Added preprocessing folder, which needs to be done in the following order:
- bedpe_combination
- filtering
- fuzzy_matching
- annotation
SVM Classifier to distinguish between somatic and germline SVs when matched normals are not available. Primarily for use with MANTA and SvABA structural variant callers.
0. Filtered and Annotated Files
Begin with outputs of preprocessing steps, which:
- Converted VCF files(from SvABA/Snowman) to BEDPEs
- Filtered SV calls for high quality SVs
- Annotated SV Breakpoints for proximity to gNOMAD SVs, LINE/SINE elements
- Annotated SV Breakpoints for Exon and Whole Gene Impact
1. filter_df_newmethod.R
This goes through each preprocessed SV file. It first creates a mapping file to match each sample ID to its corresponding tumor type. It then selects samples for training and testing. Finally, SVs greater than 1000bp from these samples are combined into train and test sets.

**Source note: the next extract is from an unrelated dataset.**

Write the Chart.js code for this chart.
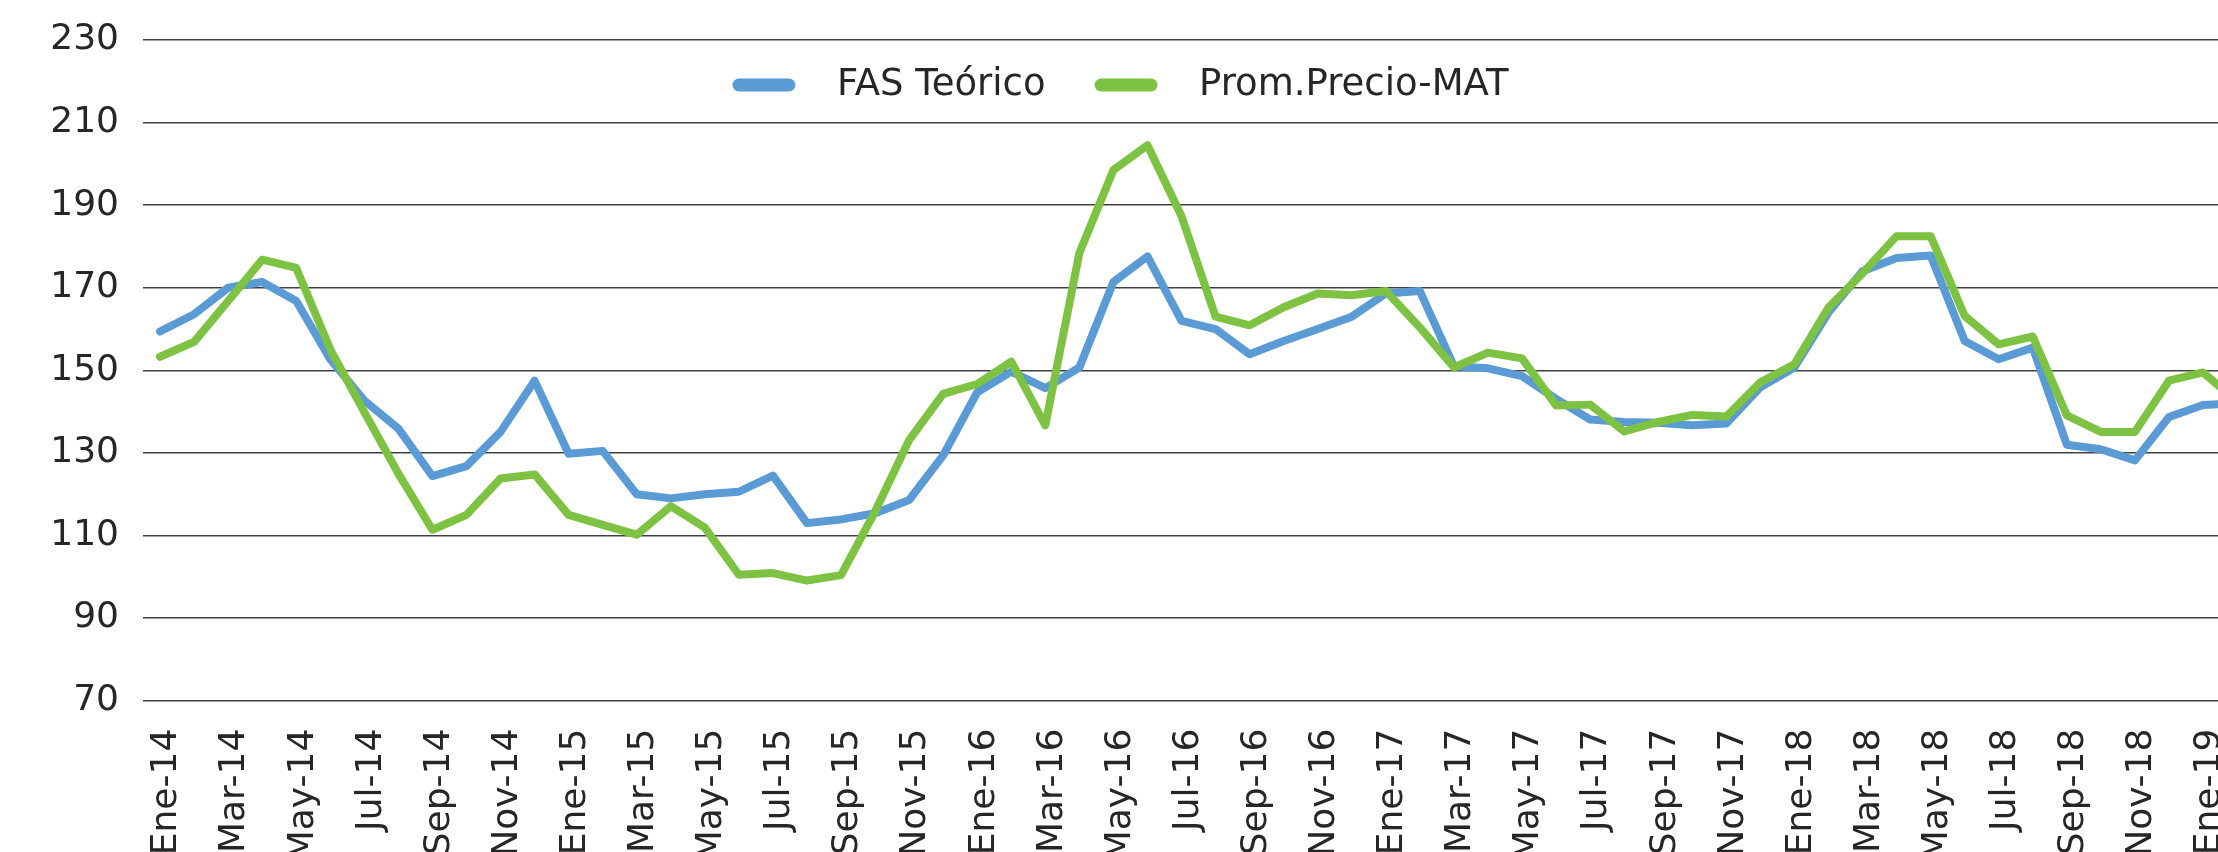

2. add_features_testtrainsep.R
This converts columns in the SV file into a usable format for the SVM. Additional feature columns are also created.
3. svm_main_newmethod.R
This creates the final somatic/germline training sets. Features are scaled here. The SVM is then run here. Hyperparameters are tuned. The train classifier is then used to predict germline/somatic for the test set.
Additional analysis files for SVM performance, train/test splitting, misclassification, etc are found under the "analysis" folder.
One thing to do in the future would be to integrate all these scripts so that the svm and analyses can be run together, and a folder of outputs is made.